EDIT1: Simplified code
The following is a slower version of the code above. It presents the same problem during plotting, however, it is much easier to read.
def compute_phi(X, centroids, sigmasq):
    # X is the matrix to be transformed. b is the number of centroids
    # gen number of samples
    n = X.shape[0]
    b = centroids.shape[0]
    # now slowly construct the matrix by doing a double loop
    values = []
    for x in X:
        for c in centroids:
            values.append(np.exp(-np.sum((x - c)**2) / sigmasq))
    # now simply reshape it
    phiX = np.reshape(values, (n, b))
    return phiX

def predict(Xhat, X, y, b, reg_coef):
    # find centroids and sigmasq
    centroids = get_centroids(X, b)
    sigmasq = compute_sigmasq(X)
    # transform data matrix
    phiX = compute_phi(X, centroids, sigmasq)
    # Find optimal parameters
    w = solve(        
        np.dot(phiX.T, phiX) + reg_coef*np.eye(phiX.shape[1]),
        np.dot(phiX.T, y))
    # Transform test matrix, need to find test centroids
    test_centroids = get_centroids(Xhat, b)
    phi_Xhat = compute_phi(Xhat, test_centroids, sigmasq)
    # Compute predictions with dot product
    return np.dot(phi_Xhat, w)  

The problems arise also if we use
phi_Xhat = compute_phi(Xhat, centroids, sigmasq)

rather than 
phi_Xhat = compute_phi(Xhat, test_centroids, sigmasq)
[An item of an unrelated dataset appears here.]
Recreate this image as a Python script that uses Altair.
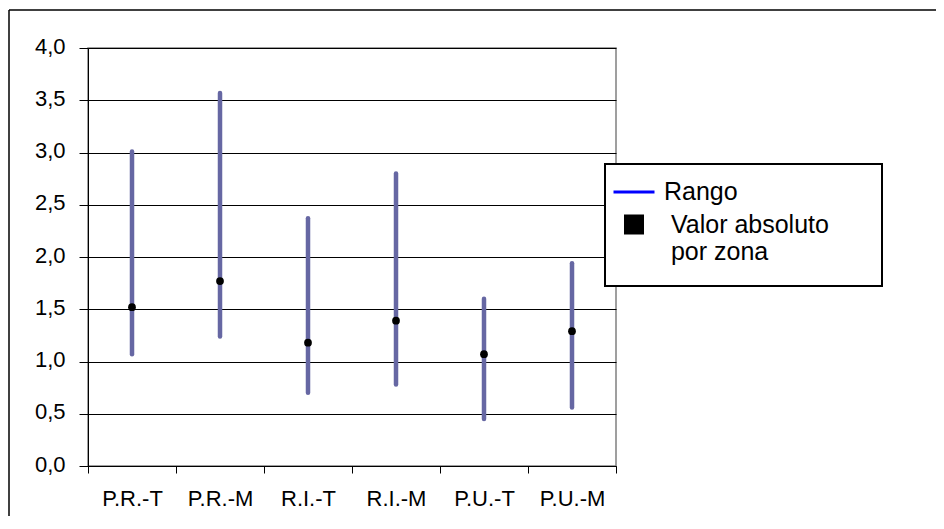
import altair as alt
import pandas as pd

# ---- data ----
categorias = ["P.R.-T", "P.R.-M", "R.I.-T", "R.I.-M", "P.U.-T", "P.U.-M"]
rango_min = [1.07, 1.24, 0.70, 0.78, 0.45, 0.56]
rango_max = [3.01, 3.57, 2.37, 2.80, 1.60, 1.94]
valor_absoluto = [1.52, 1.77, 1.18, 1.39, 1.07, 1.29]
series_leyenda = ["Rango", "Valor absoluto por zona"]
y_ticks = [0.0, 0.5, 1.0, 1.5, 2.0, 2.5, 3.0, 3.5, 4.0]

FONT = "Liberation Sans"
NB = "\u00a0"
ZW = "\u200b"

df = pd.DataFrame({"zona": categorias, "min": rango_min, "max": rango_max,
                   "valor": valor_absoluto})
leg = pd.DataFrame({"serie": series_leyenda})
frame = pd.DataFrame({"k": [0]})

words = series_leyenda[1].split()
line1 = ZW + NB + " ".join(words[:2])
line2 = ZW + NB + " ".join(words[2:])
legend_expr = f"datum.label == '{series_leyenda[0]}' ? datum.label : ['{line1}', '{line2}']"

x_enc = alt.X("zona:N", sort=categorias,
              scale=alt.Scale(paddingInner=0, paddingOuter=0),
              axis=alt.Axis(title=None, labelAngle=0, labelFontSize=22, labelFont=FONT,
                            labelColor="black", tickBand="extent", tickSize=7,
                            tickColor="black", domainColor="black", labelPadding=15,
                            grid=False))
y_enc = alt.Y("min:Q", scale=alt.Scale(domain=[0, 4], nice=False),
              axis=alt.Axis(title=None, values=y_ticks,
                            labelExpr="replace(format(datum.value, '.1f'), '.', ',')",
                            labelFontSize=22, labelFont=FONT, labelColor="black",
                            tickSize=9, tickColor="black", domainColor="black",
                            labelPadding=14, labelOffset=-2, grid=True, gridColor="black",
                            gridWidth=1))

rules = alt.Chart(df).mark_rule(color="#6667A3", strokeWidth=4.5, strokeCap="round").encode(
    x=x_enc, y=y_enc, y2="max:Q")

points = alt.Chart(df).mark_circle(color="black", size=60, opacity=1).encode(
    x=alt.X("zona:N", sort=categorias), y="valor:Q")

# legend frame (decoration)
legend_box = alt.Chart(frame).mark_rect(fill="white", stroke="black", strokeWidth=2).encode(
    x=alt.value(517), x2=alt.value(794), y=alt.value(116), y2=alt.value(238))

leg_scale_fill = alt.Scale(domain=series_leyenda, range=["#0000FF", "black"])
legend_def = alt.Legend(title=None, orient="none", legendX=517, legendY=115,
                        labelExpr=legend_expr)
dummy = alt.Chart(leg).mark_point(opacity=0, filled=True, strokeWidth=3).encode(
    fill=alt.Fill("serie:N", scale=leg_scale_fill, legend=legend_def),
    stroke=alt.Stroke("serie:N", scale=leg_scale_fill, legend=legend_def),
    shape=alt.Shape("serie:N", scale=alt.Scale(domain=series_leyenda, range=["stroke", "square"]),
                    legend=legend_def),
    size=alt.Size("serie:N", scale=alt.Scale(domain=series_leyenda, range=[1681, 289]),
                  legend=legend_def),
)

top_border = alt.Chart(frame).mark_rule(color="black", strokeWidth=1.5).encode(
    x=alt.value(-79), x2=alt.value(900), y=alt.value(-38))
left_border = alt.Chart(frame).mark_rule(color="black", strokeWidth=1.5).encode(
    x=alt.value(-79), y=alt.value(-38), y2=alt.value(500))

chart = alt.layer(rules, points, legend_box, dummy, top_border, left_border).properties(
    width=528, height=418,
    background="white",
    autosize=alt.AutoSizeParams(type="none"),
    padding={"left": 80, "top": 40, "right": 320, "bottom": 50},
).configure_view(stroke="#808080", strokeWidth=1.5).configure_legend(
    padding=7,
    labelFont=FONT, labelFontSize=25, labelColor="black", labelOffset=8,
    symbolStrokeWidth=3, rowPadding=5, labelLimit=400, symbolOpacity=1,
)

chart.save("out.html", embed_options={"renderer": "svg", "actions": False})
 A: I implemented the problem myself (building on your code) so that you can compare it with your data. I get good results when I use centroids>50. So I think the implementation is correct. I did not use regularization. I simply use the pseudo-inverse function to do regular linear regression
import numpy as np
from scipy.stats import multivariate_normal
import matplotlib.pyplot as plt

np.random.seed(123)


n = 1000
d = 2
m = 100
reg_coef = 0.1
b = 2
n_centroids = 100


# Explanatory variables are uniformly distributed
X = np.random.uniform(-4, 4, size=(n, d))
# Response is a multivariate normal 
target_normal = multivariate_normal(mean=np.random.normal(size=d), cov=np.eye(d))
y = target_normal.pdf(X)

Xhat = np.random.uniform(-4, 4, size=(n, d))
yactual = target_normal.pdf(Xhat)

def compute_sigmasq(X): 
    xcross = np.dot(X, X.T)
    xnorms = np.repeat(np.diag(np.dot(X, X.T)).reshape(1, -1), np.size(X, axis=0), axis=0)
    return(np.median(xnorms - 2*xcross + xnorms.T))
# Find sigmasquared for the rbf
sigmasq = compute_sigmasq(X)

def get_centroids(X, n_centroids):
    # Find the indeces
    idx = np.random.randint(np.size(X, axis=0), size=n_centroids)
    # Use indeces to grab rows
    return(X[idx, :])

centroids = get_centroids(X, n_centroids)


## After this line my implementations #####


def cal_distance(x,cent_i):
    ## calculate the distance between the centroid and the other elements
    return(np.sum((x - cent_i)**2))


phi_train = np.ones((n,1))
for i in range(n_centroids):
    cent_i  = centroids[i,:] # get the ith centroid
    dist_i = np.apply_along_axis(cal_distance , 1, X,cent_i) ## distance matrix for i th centroid
    phi_i = np.exp(-dist_i/sigmasq) ## 
    phi_i = np.reshape(phi_i,(n,1)) # dummy rehsape to (n,1)  
    phi_train = np.hstack((phi_train,phi_i)) # horizontally stack the matrix

inv_phi = np.linalg.pinv(phi_train) # get the psudoinverse for regular linear regression

#linear regression coefficiet
coefs = np.matmul(inv_phi,y) ## compute the weights
coefs = np.reshape(coefs,(n_centroids+1,1))  ## dummy reshape

## create phi test
phi_test = np.ones((n,1))
for i in range(n_centroids):
    cent_i  = centroids[i,:] # get the ith centroid
    dist_i = np.apply_along_axis(cal_distance , 1, Xhat,cent_i) ## distance matrix for i th centroid
    phi_i = np.exp(-dist_i/sigmasq)
    phi_i = np.reshape(phi_i,(n,1)) # dummy rehsape 
    phi_test = np.hstack((phi_test,phi_i))


y_predict = np.matmul(phi_test,coefs)

plt.plot(yactual,y_predict,'*')
plt.xlabel('actual')
plt.ylabel('predicted')
plt.title('n_centroid = ' +  str(n_centroids))



This is how the first 10 rows of phi_train look like for n_centroid = 2:

Comment
It does not make sense to use different centroids for test data. It is analogous to only use the statistics from training data (e.g., mean, std) while normalizing the data. In theory, you don't have any access to the test data (unseen data). So you are not supposed to make any computation on it (e.g, computing centroids in our case or computing mean for data normalization).